Publication date – Undated (Version 4.0). (Data in one exercise in this curriculum is from November 2007, if that helps provide a reference point.)
Developed by – ARISE Civil Rights of Immigrants Task Force, the Albany/Capital District Chapter of the Labor Council for Latin American Advancement (LCLAA), and the Labor-Religion Coalition of the Capital District in affiliation with the “Truth About Immigrants” campaign of the New York Immigration Coalition
Aims, objectives, and intended audience
Let’s Talk Immigration! aims to foster productive conversations about immigration and focuses in particular on undocumented immigrants. The intended audience is largely non-immigrants, as the material seeks to deepen participants’ understandings of immigrant struggles in the U.S. and encourage alliances to pursue social change related to these issues. The intended audience is any local community.
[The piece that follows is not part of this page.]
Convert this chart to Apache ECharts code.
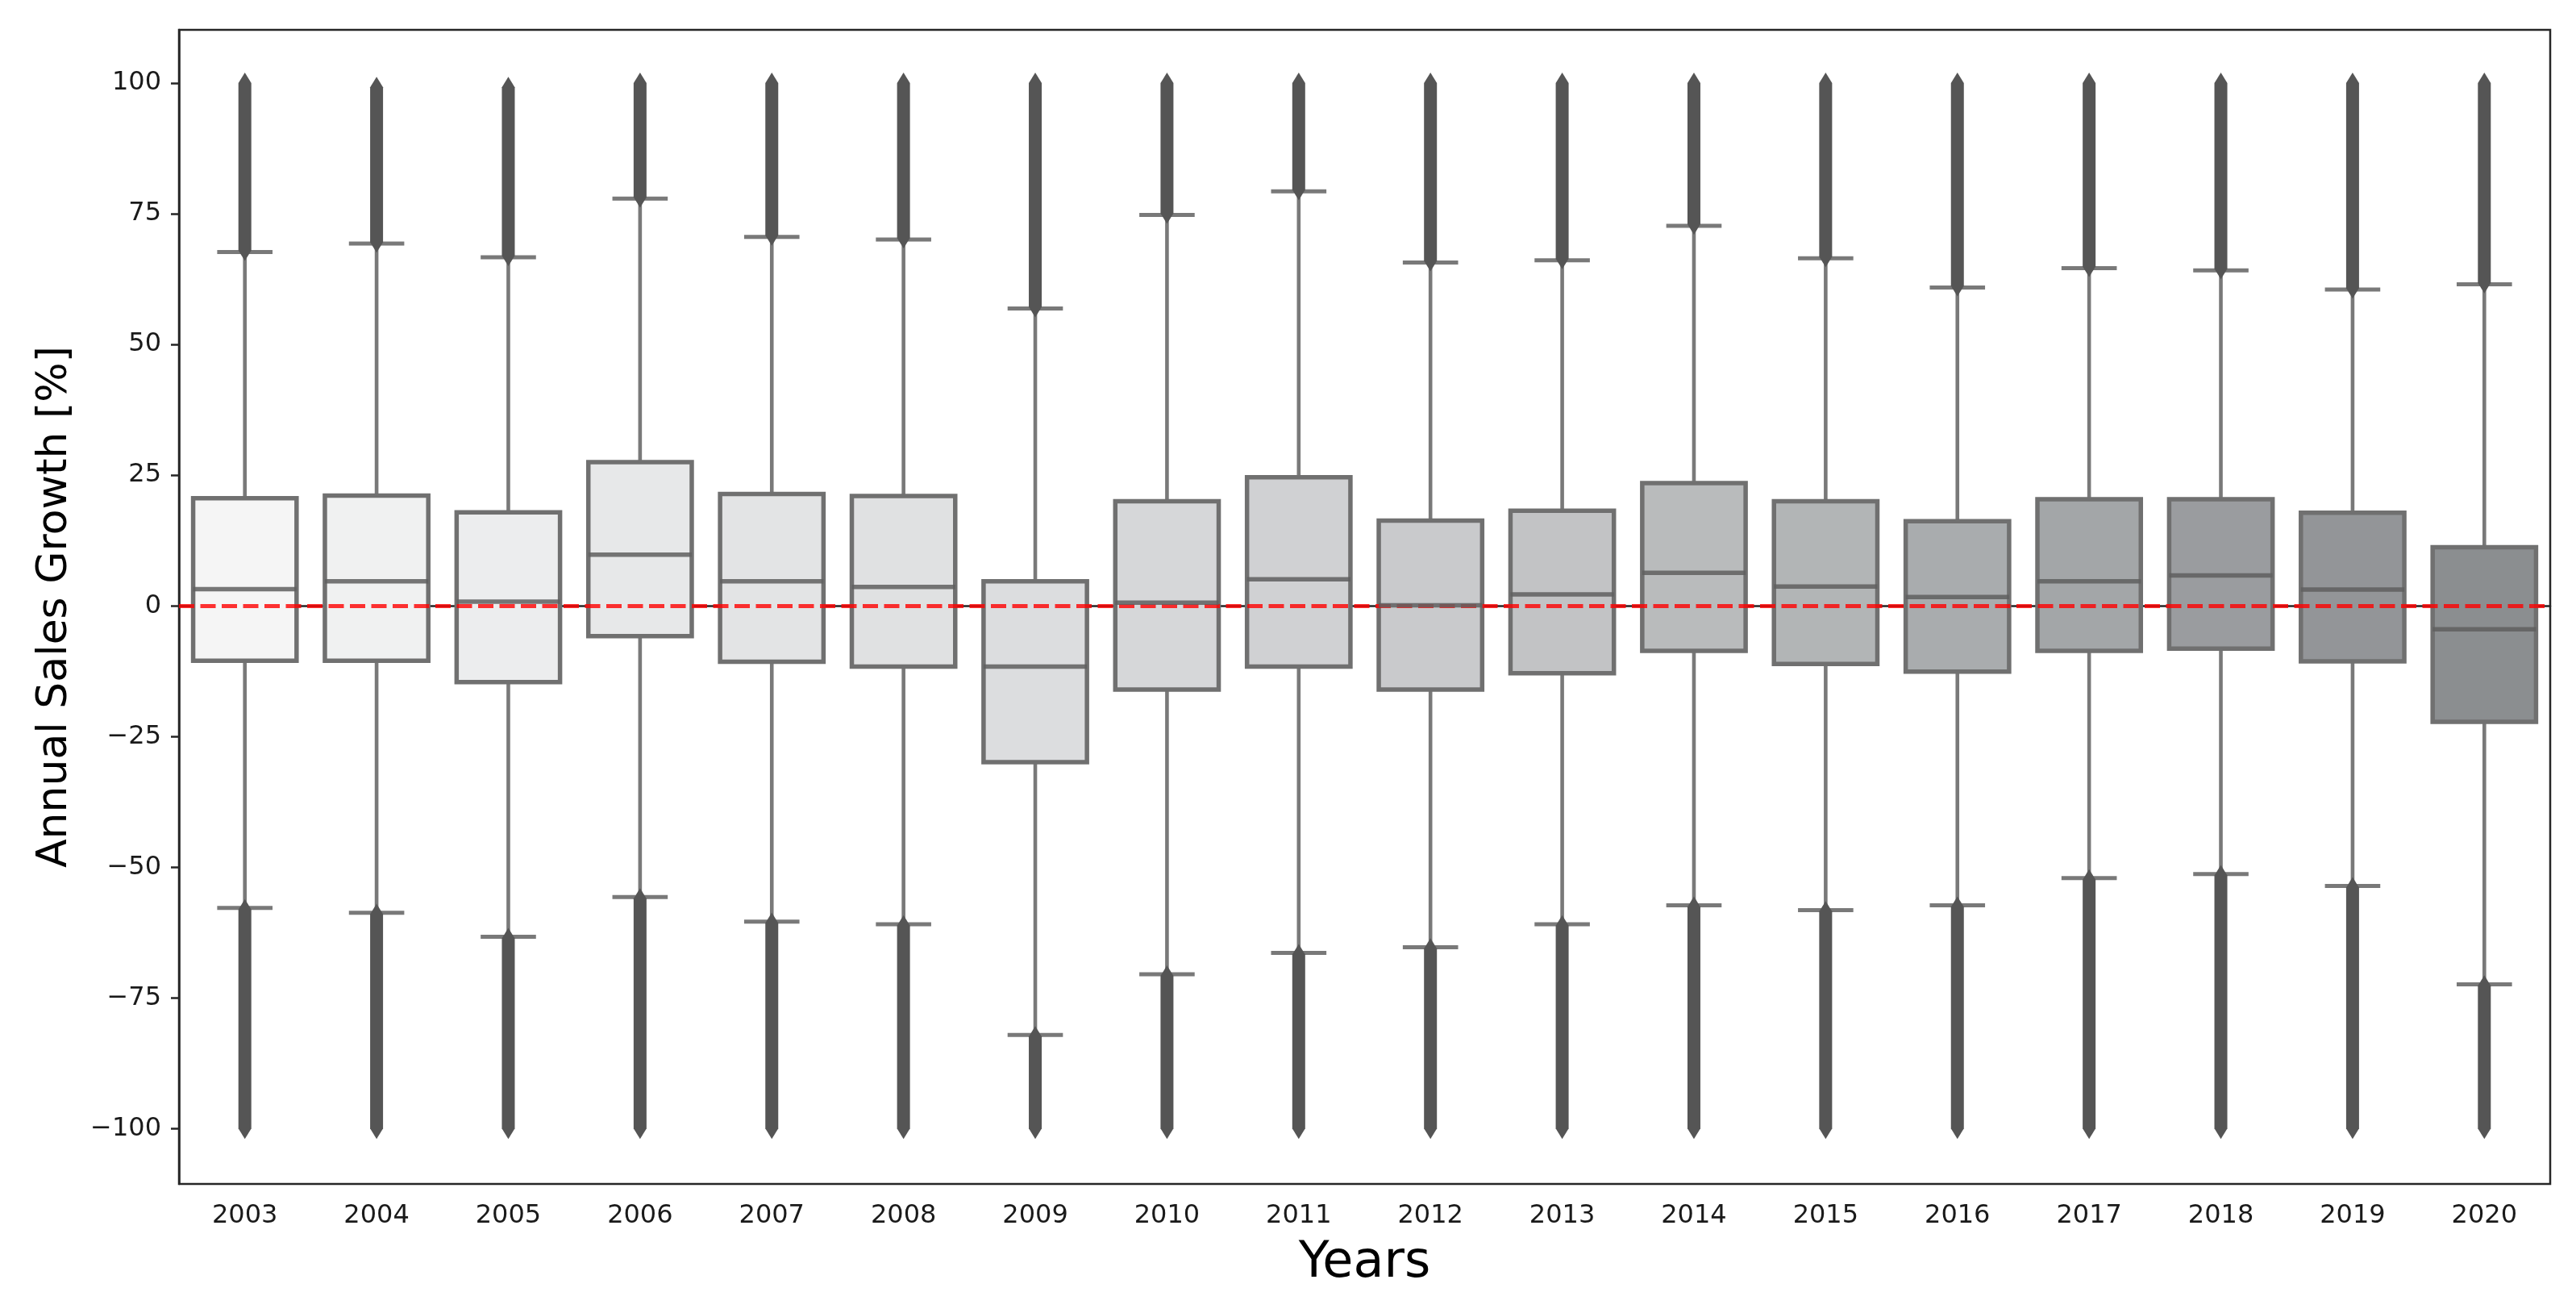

Broad structure and key educational methods
Let’s Talk Immigration! is a 90-minute workshop, though the material encourages the co-facilitators to amend the curriculum as needed to fit their local context, needs, audience, and/or time constraints. The curriculum does not indicate any limits on the number of people who can participate. Key educational methods include small group sharing and a role play exercise.
Key topics or themes by module
As a single workshop, this material opens with an icebreaker that is designed to establish each participant’s personal and/or familial connection(s) to immigration by generation. Questions for discussion encompass how/whether cultural traditions, religious beliefs, ancestry related on one’s immigration history, or other markers have been retained over time. This is followed by a short exercise that highlights the sentiments that receiving communities have expressed towards immigrants from 1859 to present day. A brief True/False activity then helps participants distinguish between truths and myths related to undocumented immigration. The final activity is a role play exercise that invites participants to articulate a wide range of attitudes they encounter and/or personally feel toward immigrants. The materials contain scenarios for two possible role plays. One involves a mock trade union resolution on immigration that is up for debate among the union members; the other introduces a debate on whether a fictitious faith community should join the New Sanctuary Movement, which supports undocumented immigrants.